Is the Twilight series pushing its own kind of morality along with its love story? I think so — and it is an element that parents and teachers need to be aware is in the books. The narrative suggests that it is better to submit and sublimate yourself to a superior being than to be your own person. Having a will of one's own is not conducive to Meyer's brand of love and living. Only heterosexual relationships are explored, and (married!) sex is always a power play with painful consequences. Plus it is preferable to be a teenage mother above all else, even if it kills you.
Some fans were in an uproar over Bella's easy dismissal of Native American werewolf Jacob Black, who had long been a rival for her affection — but don't worry too much about Jacob. In what may be the most disturbing development of Breaking Dawn outside of its snapping ribs, Jacob "imprints" on Bella's infant daughter (the unfortunately-named Renesmee), meaning he'll loom around creepily all her life waiting until she's of marriageable age to claim. These are the family values that have buoyed up Stephenie Meyer's sales figures.

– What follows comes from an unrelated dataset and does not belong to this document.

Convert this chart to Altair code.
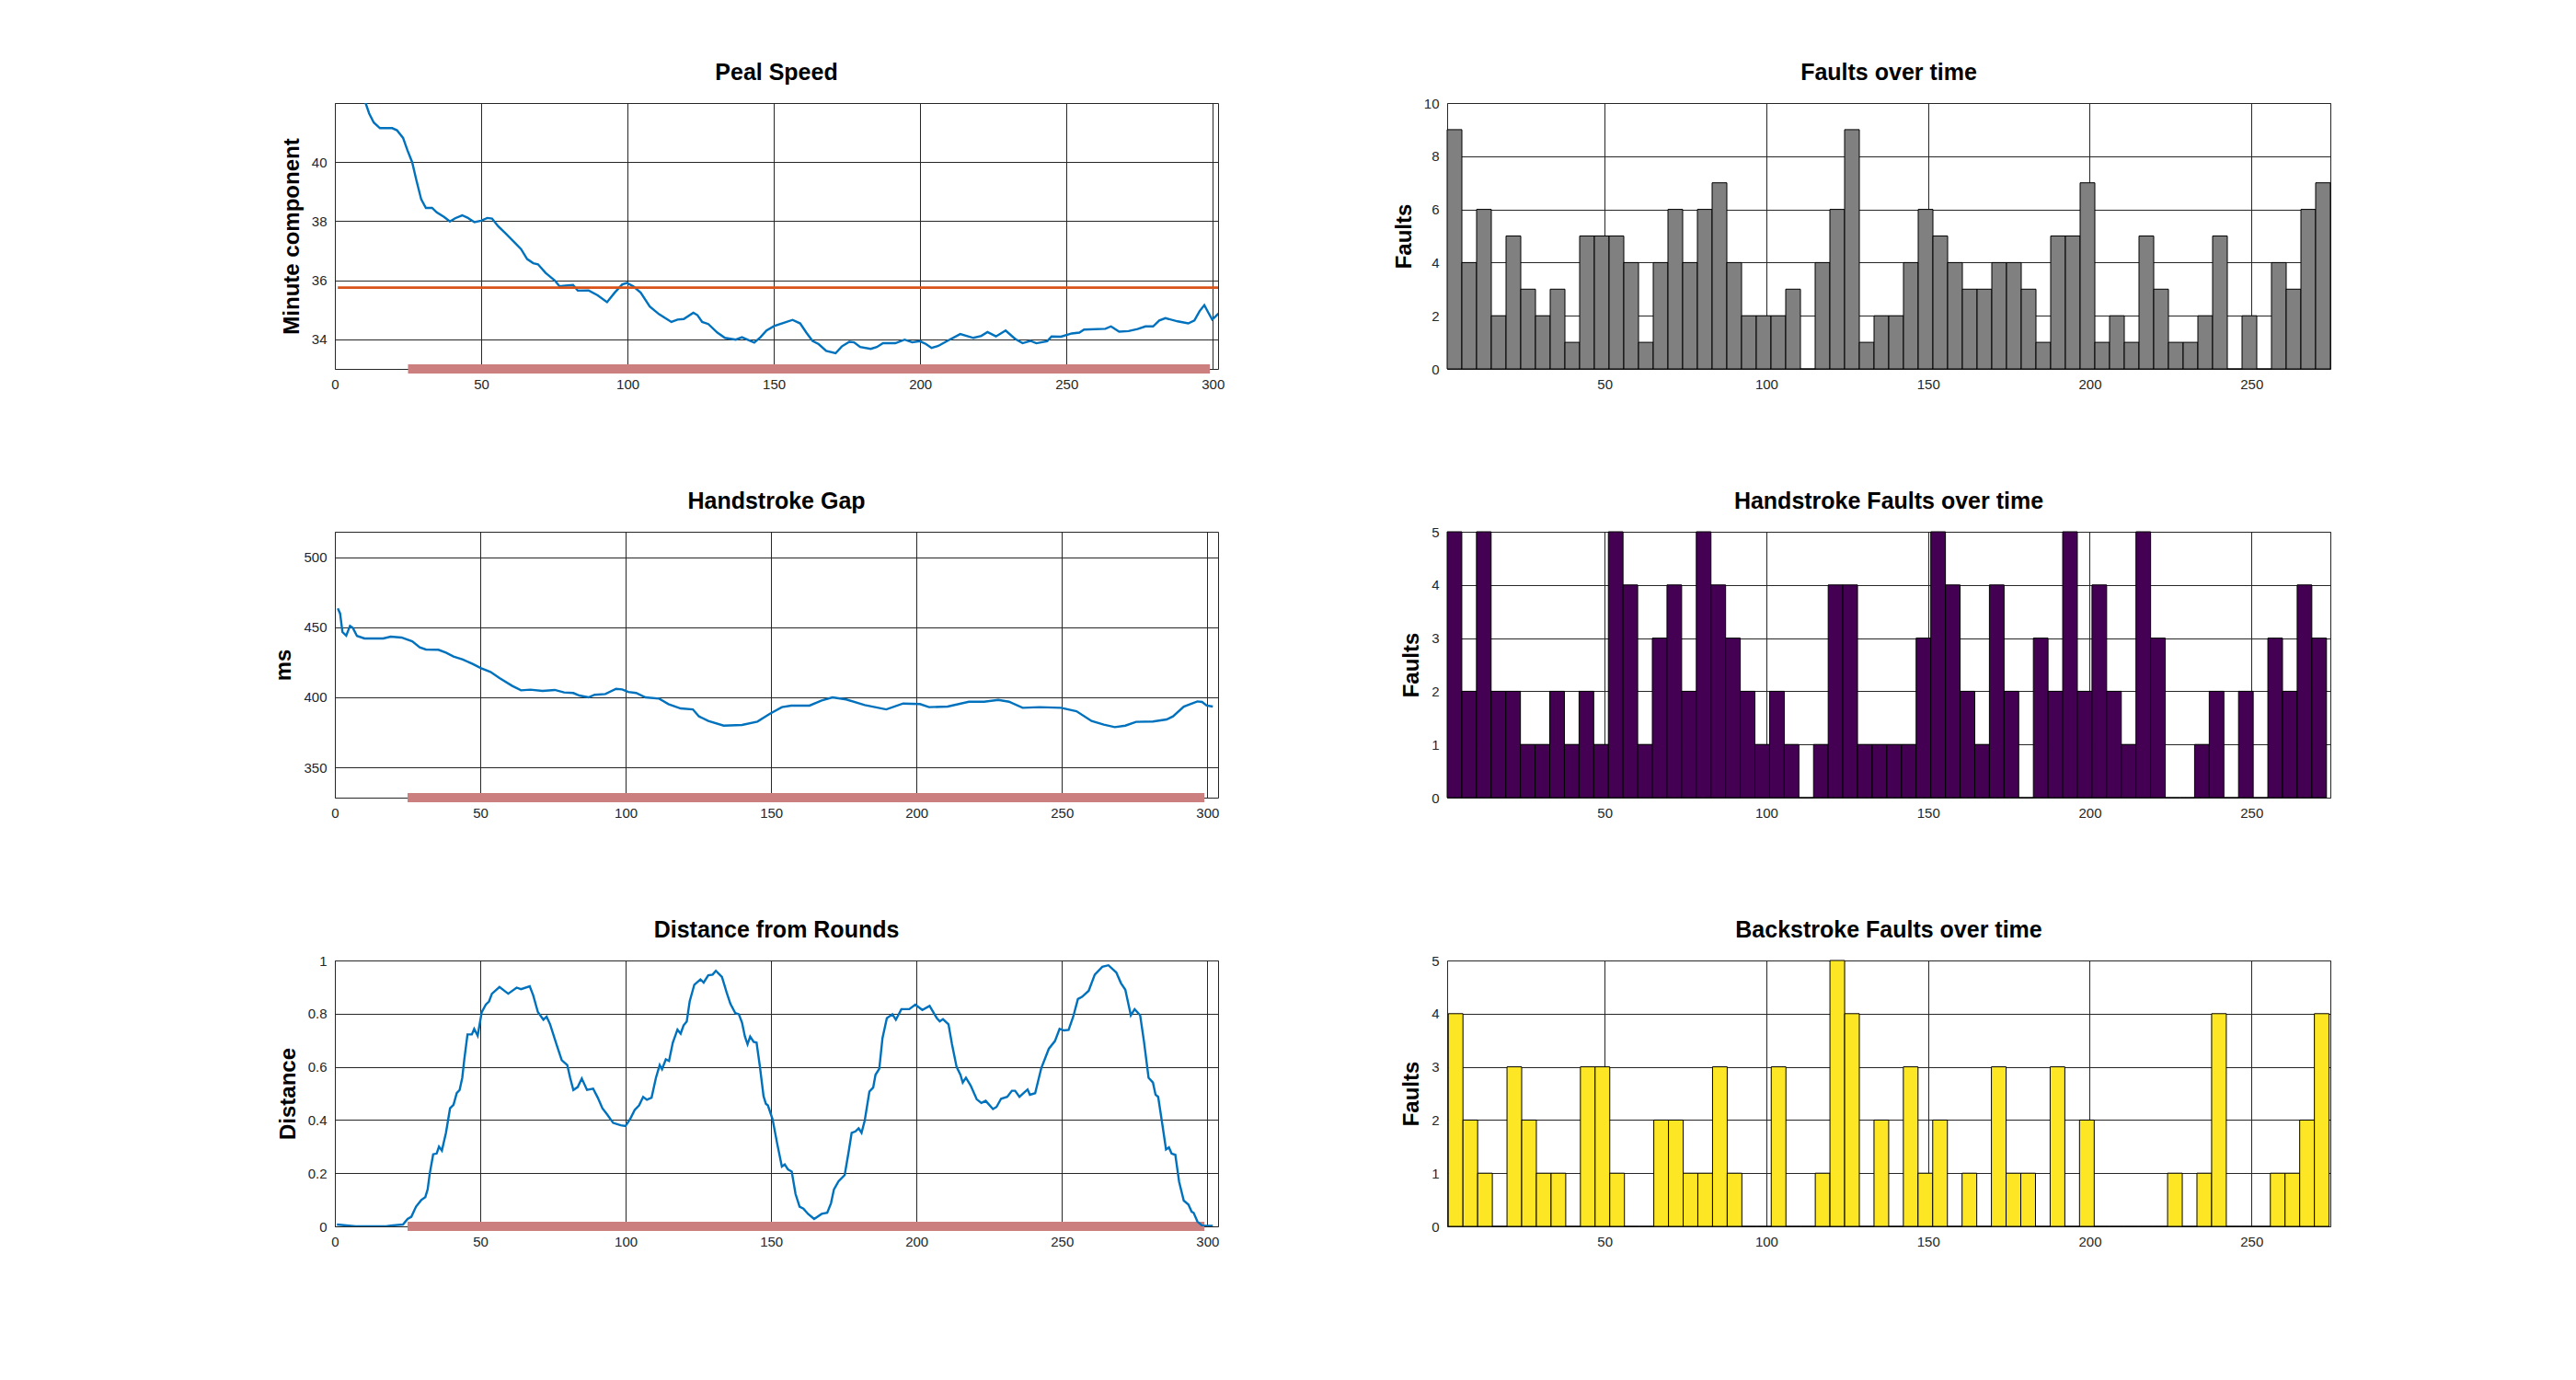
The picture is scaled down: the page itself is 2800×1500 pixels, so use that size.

There's no denying that Meyer can evoke a visceral reaction, and that her writing, no matter how flat, has taken hold of the public imagination. Her ear for dialogue and capacity for action is stronger than her description, and the books will likely be that rare creature — better in film than on paper. The studio will no doubt be green-lighting sequels after the Twilight movie takes off, but I'd love to see how they'd handle Breaking Dawn's reproductive issues. The insane popularity of Bella and Edward's overwrought romance would warm my heart (kids are reading!) were it based on substance and self-respect, but both are strangely lacking in the world Stephenie Meyer made. They never needed sex; these two were damned from the start.